The BBC recently aired a couple of technology focused documentaries, one called Life and Death of a Mobile Phone and the other Upgrade Me.
They’re available to watch/download on the BBC iPlayer (Sorry, UK residents only – er, unless you know how…)
I always find it interesting to see technology related programmes designed for the mainstream.
Life and Death of a Mobile Phone
This first 30 minute doc shows how mobile phones have become an utter necessity to modern day lifestyles – we live in a world where we are compelled to always be connected. You’ll see a brief history of handsets – some brick carphones progressing to the pocketable variety, and people’s mobile phone habits.
You’ll also see where mobile phones go when they’re no longer wanted: Some are recycled and resold, others are broken apart and spare parts taken, metals extracted. With 500 tonnes of mobile phones, one particular plant extracted 150kg of gold.
If you’re reading this, most likely you’re obsessed with technology. You love gadgets, always seeking to get the latest one, even though what you’ve already got might already still be pretty functional. Cameras, TVs, Computers, MP3 players, and of course, mobile phones.
Are you upgrading out of ‘need’? Or is it something psychological – a status symbol, or perhaps, as mentioned, you just want the newest, shiniest gadget?
The content of this video is what I expected the first video “Life and Death of a Mobile Phone” to be about. How with the upgrade culture, we’re constantly upgrading our phones and disposing older ones.
“Upgrade Me” shows the gadget culture to constantly upgrade to the latest and greatest. It’s interesting to see that the Apple’s iPod and iPhone are seen as the landmark devices that people covet. When Simon Armitage visits a school - the most desirable, ultimate gadget the children mention is iPhone. It’s nice that people are opening up to the world of Smartphone and convergence devices, but it’s a bit disheartening as a Nokia Geek that Nokia isn’t getting a mention.
Frankly though, I can understand it – except for pre-iPhone era, Nokia have still got to put a device out there with the intrinsic desirability factor of the iPhone.

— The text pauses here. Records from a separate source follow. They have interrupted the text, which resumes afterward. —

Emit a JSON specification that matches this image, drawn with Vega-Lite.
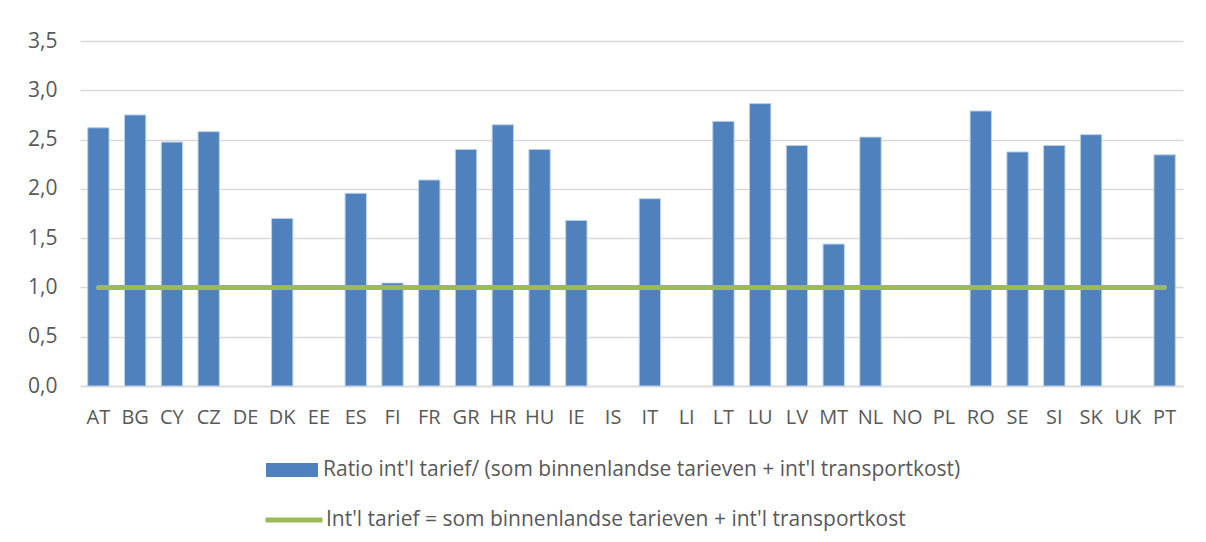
{
  "$schema": "https://vega.github.io/schema/vega-lite/v6.json",
  "width": 1103,
  "height": 345,
  "autosize": {"type": "none"},
  "padding": {"left": 80, "top": 41, "right": 23, "bottom": 156},
  "config": {
    "locale": {"number": {"decimal": ",", "thousands": ".", "grouping": [3], "currency": ["", " €"]}},
    "view": {"stroke": null},
    "font": "Open Sans"
  },
  "data": {
    "values": [
      {"country": "AT", "ratio": 2.62, "ref": 1},
      {"country": "BG", "ratio": 2.75, "ref": 1},
      {"country": "CY", "ratio": 2.475, "ref": 1},
      {"country": "CZ", "ratio": 2.58, "ref": 1},
      {"country": "DE", "ratio": null, "ref": 1},
      {"country": "DK", "ratio": 1.70, "ref": 1},
      {"country": "EE", "ratio": null, "ref": 1},
      {"country": "ES", "ratio": 1.955, "ref": 1},
      {"country": "FI", "ratio": 1.045, "ref": 1},
      {"country": "FR", "ratio": 2.09, "ref": 1},
      {"country": "GR", "ratio": 2.40, "ref": 1},
      {"country": "HR", "ratio": 2.65, "ref": 1},
      {"country": "HU", "ratio": 2.40, "ref": 1},
      {"country": "IE", "ratio": 1.68, "ref": 1},
      {"country": "IS", "ratio": null, "ref": 1},
      {"country": "IT", "ratio": 1.90, "ref": 1},
      {"country": "LI", "ratio": null, "ref": 1},
      {"country": "LT", "ratio": 2.685, "ref": 1},
      {"country": "LU", "ratio": 2.865, "ref": 1},
      {"country": "LV", "ratio": 2.44, "ref": 1},
      {"country": "MT", "ratio": 1.44, "ref": 1},
      {"country": "NL", "ratio": 2.525, "ref": 1},
      {"country": "NO", "ratio": null, "ref": 1},
      {"country": "PL", "ratio": null, "ref": 1},
      {"country": "RO", "ratio": 2.79, "ref": 1},
      {"country": "SE", "ratio": 2.375, "ref": 1},
      {"country": "SI", "ratio": 2.44, "ref": 1},
      {"country": "SK", "ratio": 2.55, "ref": 1},
      {"country": "UK", "ratio": null, "ref": 1},
      {"country": "PT", "ratio": 2.345, "ref": 1}
    ]
  },
  "encoding": {
    "x": {
      "field": "country",
      "type": "nominal",
      "sort": null,
      "scale": {
        "domain": ["AT","BG","CY","CZ","DE","DK","EE","ES","FI","FR","GR","HR","HU","IE","IS","IT","LI","LT","LU","LV","MT","NL","NO","PL","RO","SE","SI","SK","UK","PT"],
        "paddingInner": 0.42,
        "paddingOuter": 0.21
      },
      "axis": {
        "title": null,
        "labelAngle": 0,
        "labelFontSize": 20,
        "labelColor": "#595959",
        "labelPadding": 21,
        "ticks": false,
        "domainColor": "#D9D9D9",
        "domainWidth": 1.5,
        "grid": false
      }
    }
  },
  "layer": [
    {
      "mark": {"type": "bar", "stroke": "#BCD0E8", "strokeWidth": 1},
      "encoding": {
        "y": {
          "field": "ratio",
          "type": "quantitative",
          "scale": {"domain": [0, 3.5]},
          "axis": {
            "title": null,
            "values": [0, 0.5, 1, 1.5, 2, 2.5, 3, 3.5],
            "format": ".1f",
            "labelFontSize": 21,
            "labelColor": "#595959",
            "labelPadding": 23,
            "ticks": false,
            "domain": false,
            "gridColor": "#D9D9D9",
            "gridWidth": 1.5
          }
        },
        "fill": {
          "datum": "Ratio int'l tarief/ (som binnenlandse tarieven + int'l transportkost)",
          "scale": {"range": ["#4F81BD"]},
          "legend": {
            "title": null,
            "orient": "none",
            "legendX": 186,
            "legendY": 403,
            "symbolType": "M-1,-0.27H1V0.27H-1Z",
            "symbolSize": 2704,
            "symbolStrokeWidth": 0,
            "labelFontSize": 21,
            "labelColor": "#595959",
            "labelOffset": 5,
            "labelLimit": 0
          }
        }
      }
    },
    {
      "mark": {"type": "line", "strokeWidth": 5, "strokeCap": "round"},
      "encoding": {
        "y": {"field": "ref", "type": "quantitative"},
        "stroke": {
          "datum": "Int'l tarief = som binnenlandse tarieven + int'l transportkost",
          "scale": {"range": ["#9BBB59"]},
          "legend": {
            "title": null,
            "orient": "none",
            "legendX": 183,
            "legendY": 448,
            "symbolType": "stroke",
            "symbolSize": 3249,
            "symbolStrokeWidth": 5,
            "labelFontSize": 21,
            "labelColor": "#595959",
            "labelOffset": 1,
            "labelLimit": 0
          }
        }
      }
    }
  ]
}
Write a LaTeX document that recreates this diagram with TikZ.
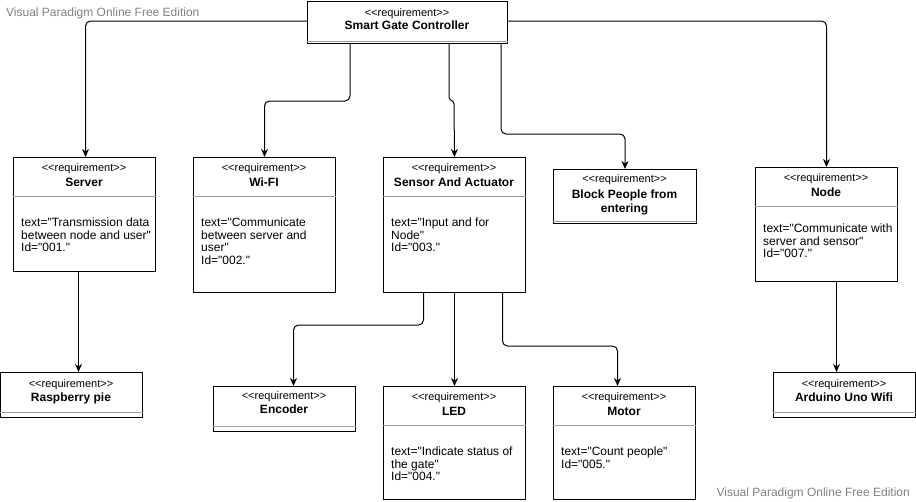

It’s not so much that the iPhone is particularly better than another phone, it’s just THE device of the moment. Like how a lot of (non tech) people confuse all MP3 players as iPods, people are associating high end only with iPhone. With the great advertising hype and inevitable word of mouth, Apple have TAUGHT people, like with the iPod, exactly what to desire instead of just “listening to the market and following what consumers seem to want…*cough*Nokia*”. Apple don’t play things safe and follow trends, they take risks and set new ones. (Though when they do “copy” no one really bats an eyelid)
I really wish that Nokia will push the boat out in 2010 to give us something truly wow-worthy. The N900 is the closest we’re gonna get so far, and it’s pretty good. But from Nokia, I want to see that device where (in addition to the internet/messaging/possibly gaming/touch prowess of the N900) I can leave my point and shoot camera and video cam behind by giving us the imaging performance that could rival dedicated counterparts. Nokia are already there with bringing the best Mobile Web experience, possibly even with gaming on Maemo 5. It’s all about just bringing it all together, in that one device.
Then there’s the trouble of shrinking all that, and perhaps like Apple, keep some sort of ICONIC design/appearance/NAME to maintain that recognizability even with future physical updates of that device.
Samsung also get a big mention. Simon takes a trip to Samsung HQ in South Korea. Apparently, the key to Samsung’s success is they’re always striving to bring new technology. I remember the days when samsung phones were purely style over substance, with any ground breaking phone looking extremely hideous (7MP camera phones with opical zoom *yuck*!). They were quite laughable. Now, Samsung is constantly punching the pistons to the max, delivering the very best in convergence hardware (e.g. i8910, W880/Pixon 12). Samsung of course, aren’t just phone manufacturers, they make practically every type of consumer electronic device. Still though, their “Future House” looks kinda stupid to me. Design wise, they’re nice, but they’re not at all futuristic, not by today’s standards anyway.
Towards the end of the video is most interesting – with nanotech/biotech, we may soon be able to upgrade ourselves, restore hearing/sight, monitor internal physiology and something I’ve always thought the inevitable, the physical integration of “mobile phone” with the human body.